> WRITTEN TASK
Repeat, exactly and only, the lines from the beginning of the data through the line with "const fmt = v". Pictures are left out.

> DATA BLOCK

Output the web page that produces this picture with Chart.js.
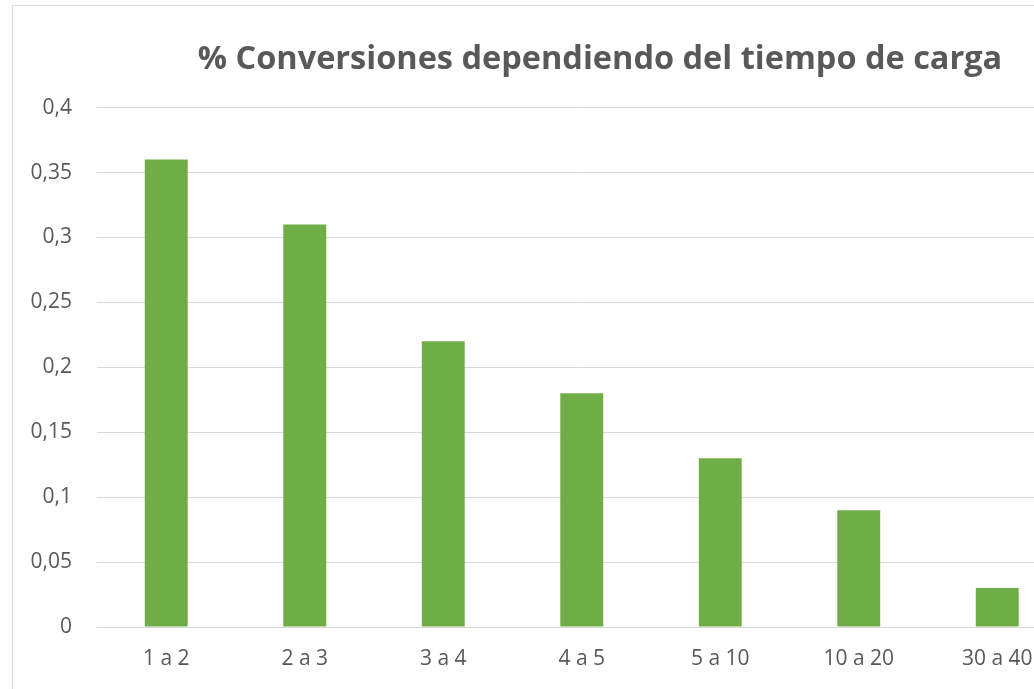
<!DOCTYPE html>
<html>
<head>
<meta charset="utf-8">
<script src="https://cdn.jsdelivr.net/npm/chart.js@4/dist/chart.umd.min.js"></script>
<style>
  html, body { margin: 0; padding: 0; background: #fff; overflow: hidden; width: 1034px; height: 689px; }
  #box { position: absolute; left: 12px; top: 5px; width: 1174px; height: 700px; border: 1px solid #d9d9d9; background: #fff; }
  canvas { display: block; }
</style>
</head>
<body>
<div id="box"><canvas id="c" width="1174" height="700"></canvas></div>
<script>
const categories = ["1 a 2", "2 a 3", "3 a 4", "4 a 5", "5 a 10", "10 a 20", "30 a 40"];
const conversions = [0.36, 0.31, 0.22, 0.18, 0.13, 0.09, 0.03];
const yTicks = [0, 0.05, 0.1, 0.15, 0.2, 0.25, 0.3, 0.35, 0.4];
const titleText = "% Conversiones dependiendo del tiempo de carga";

const fmt = v => (Math.round(v * 100) / 100).toString().replace('.', ',');

new Chart(document.getElementById('c'), {
  type: 'bar',
  data: {
    labels: categories,
    datasets: [{
      data: conversions,
      backgroundColor: '#70ad47',
      borderWidth: 0,
      barPercentage: 0.31,
      categoryPercentage: 1.0,
      yAxisID: 'y'
    }]
  },
  options: {
    responsive: false,
    animation: false,
    layout: { padding: 0 },
    plugins: {
      legend: { display: false },
      tooltip: { enabled: false },
      title: {
        display: true,
        text: titleText,
        color: '#595959',
        font: { family: "'Open Sans', sans-serif", size: 32.5, weight: 'bold' },
        padding: { top: 34, bottom: 28.6 }
      }
    },
    scales: {
      y: {
        position: 'left',
        min: 0, max: 0.4,
        afterBuildTicks: s => { s.ticks = yTicks.map(v => ({ value: v })); },
        afterFit: s => { s.width = 84; },
        border: { display: false },
        grid: { color: '#d9d9d9', drawTicks: false, lineWidth: 1 },
        ticks: {
          padding: 25,
          color: '#595959',
          font: { family: "'Open Sans', sans-serif", size: 21 },
          callback: v => fmt(v)
        }
      },
      yRight: {
        position: 'right',
        display: true,
        min: 0, max: 1,
        afterFit: s => { s.width = 120.5; },
        border: { display: false },
        grid: { display: false, drawTicks: false },
        ticks: { display: false }
      },
      x: {
        afterFit: s => { s.height = 79; },
        border: { display: false },
        grid: { display: false, drawTicks: false },
        ticks: {
          padding: 19,
          color: '#595959',
          font: { family: "'Open Sans', sans-serif", size: 21 },
          maxRotation: 0
        }
      }
    }
  }
});
</script>
</body>
</html>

> EXERCISE OUTPUT
Output the web page that produces this picture with Chart.js.
<!DOCTYPE html>
<html>
<head>
<meta charset="utf-8">
<script src="https://cdn.jsdelivr.net/npm/chart.js@4/dist/chart.umd.min.js"></script>
<style>
  html, body { margin: 0; padding: 0; background: #fff; overflow: hidden; width: 1034px; height: 689px; }
  #box { position: absolute; left: 12px; top: 5px; width: 1174px; height: 700px; border: 1px solid #d9d9d9; background: #fff; }
  canvas { display: block; }
</style>
</head>
<body>
<div id="box"><canvas id="c" width="1174" height="700"></canvas></div>
<script>
const categories = ["1 a 2", "2 a 3", "3 a 4", "4 a 5", "5 a 10", "10 a 20", "30 a 40"];
const conversions = [0.36, 0.31, 0.22, 0.18, 0.13, 0.09, 0.03];
const yTicks = [0, 0.05, 0.1, 0.15, 0.2, 0.25, 0.3, 0.35, 0.4];
const titleText = "% Conversiones dependiendo del tiempo de carga";

const fmt = v => (Math.round(v * 100) / 100).toString().replace('.', ',');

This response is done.